The union business is under duress in Canada and elsewhere, and that’s cause for concern on both sides of the labour-management table.
According to a recent Business Council of British Columbia (BCBC) report, union membership is shrinking in most Western economies as manufacturing jobs give way to those in the service sector.
In Canada, where the percentage of workers who are union members has been relatively stable, numbers are now dropping as upcoming generations of workers, many of whom have virtually no cultural connection to the labour movement, see less need for representation by a union. BCBC numbers show unionization in the country had dropped to less than 29% in 2014 from 37.6% in 1981.
That continued weakening of organized labour’s leverage in the marketplace threatens to yield a corresponding erosion in worker wages and benefits, especially at the lower end of the job market.
But the other concern raised by the BCBC report, especially for taxpayers and private-sector companies that compete with government for workers or clients, is the growing concentration of unionization in the public sector.
According to BCBC, more than 70% of Canadian public-sector workers now belong to unions compared with less than 20% of their private-sector counterparts.
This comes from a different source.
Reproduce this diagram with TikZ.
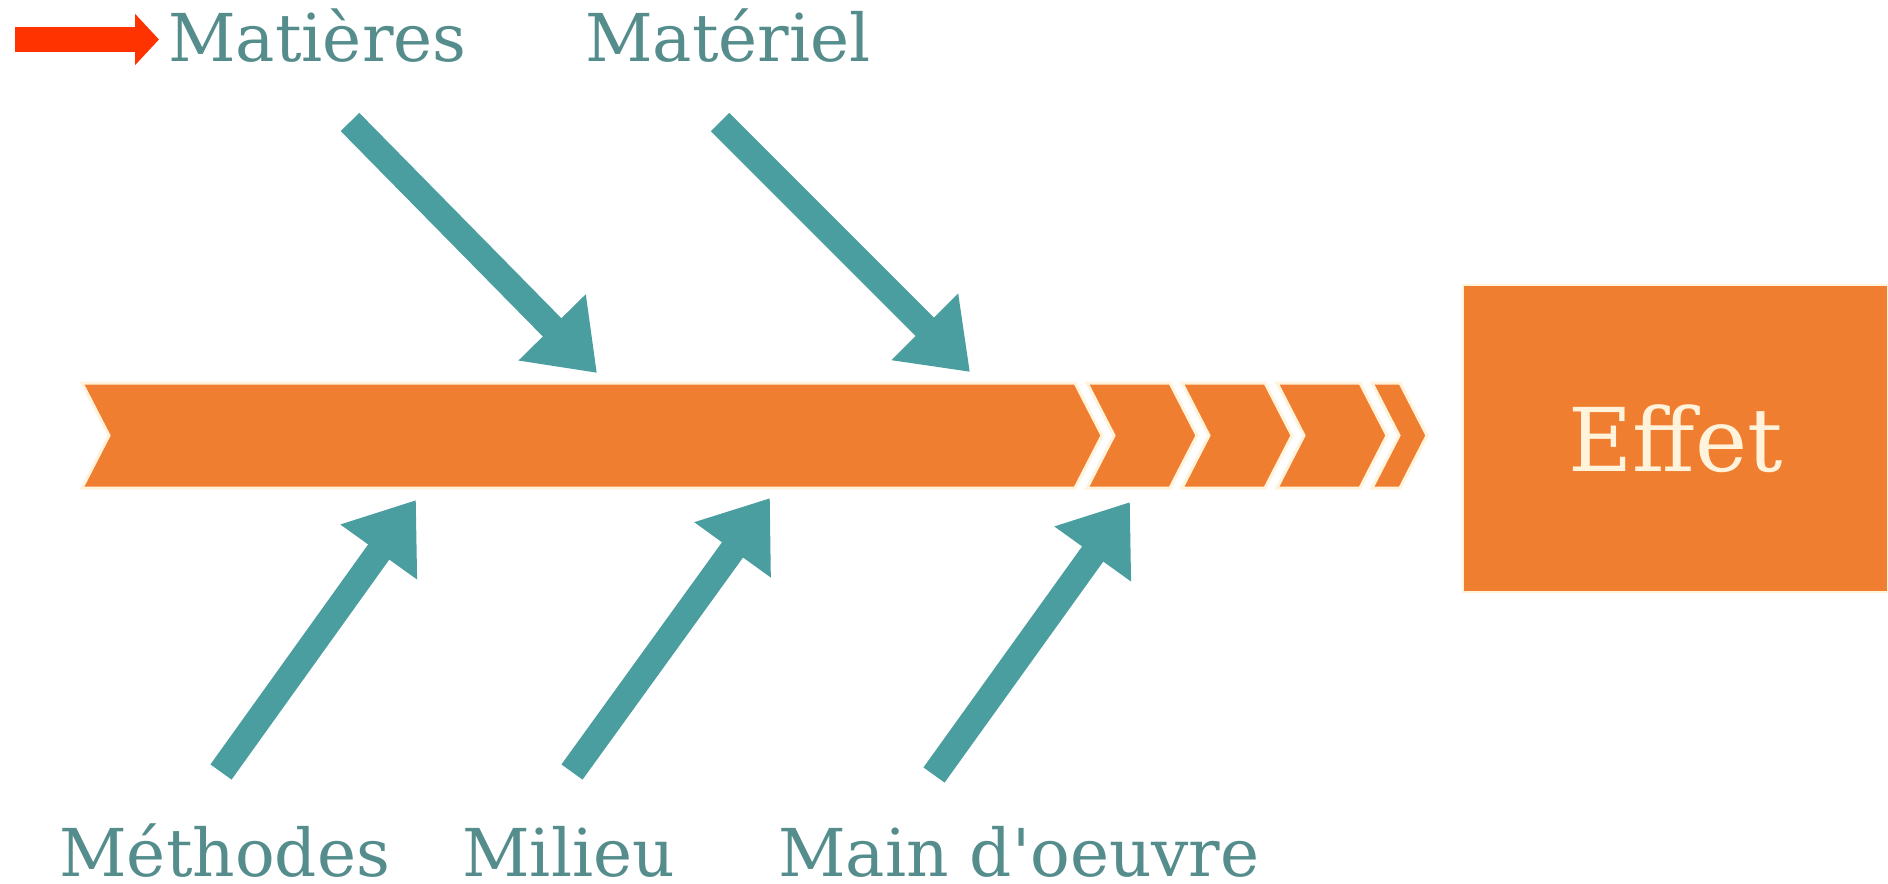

Coupled with the higher wages and benefits most public-sector workers receive compared with those in the private sector, that gap skews the human resources market in favour of government. Little wonder then that public-sector employment is growing faster than employment in Canada’s private sector. According to the Fraser Institute, it grew 22.6% between 2003 and 2013 while employment in the private sector increased 10.7% during the same period.
Organized labour has done much to improve wages and job conditions for workers in Canada, but relegating it to government monopolies that are not subject to marketplace economic realities does far more to burden taxpayers than to further the cause of working people.